A roundup of the best economic posts on the Web



Local bike paths mean higher house prices

Some residents of Sydney disovered a pleasant surprise after controversial bike lanes were installed on their street - higher property values:

"On April Fool's Day Fairfax Media posted a video affirming that the new inner Sydney cycleways have had a positive effect on property prices. It was no joke. It seems that having a bikeway right outside your front door is good for your health and the value of your house."

Beware of runaway headline inflation

A study on VoxEU says central banks should not be content will basing policy solely on core inflation:

"The latest figures from the US show that the consumer price index rose 0.5% in March, whilst the core personal consumption expenditure price index rose only 0.1%. This column explains the roles of these competing measures and argues that US monetary policymakers should pay close attention to headline inflation. It warns that neglecting headline inflation risks feverish boom-and-bust cycles with prolonged periods of high unemployment."

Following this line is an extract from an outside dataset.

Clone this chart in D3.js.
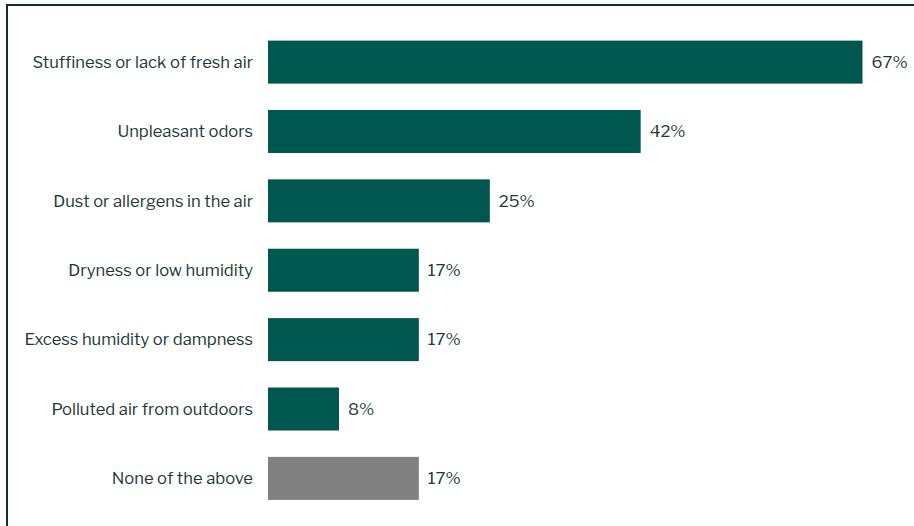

Bin Laden's war against the U.S. economy



Ezra Klein of The Washington Post suggests Osama bin Laden may have been the most expensive enemy the United States ever faced:



"So why, when I called Daveed Gartenstein-Ross, a counterterrorism expert who specializes in al-Qaeda, did he tell me that "bin Laden has been enormously successful"? There's no caliphate. There's no sweeping sharia law. Didn't we win this one in a clean knockout? ... Apparently not. Bin Laden, according to Gartenstein-Ross, had a strategy that we never bothered to understand, and thus that we never bothered to defend against. What he really wanted to do - and, more to the point, what he thought he could do - was bankrupt the United States of America. After all, he'd done the bankrupt-a-superpower thing before. And though it didn't quite work out this time, it worked a lot better than most of us, in this exultant moment, are willing to admit."



Service with a smile: A new growth engine for poor countries



Another from VoxEU

"Services have long been the main source of growth in rich countries. This column argues that services are now the main source of growth in poor countries as well. It presents evidence that services may provide the easiest and fastest route out of poverty for many poor countries."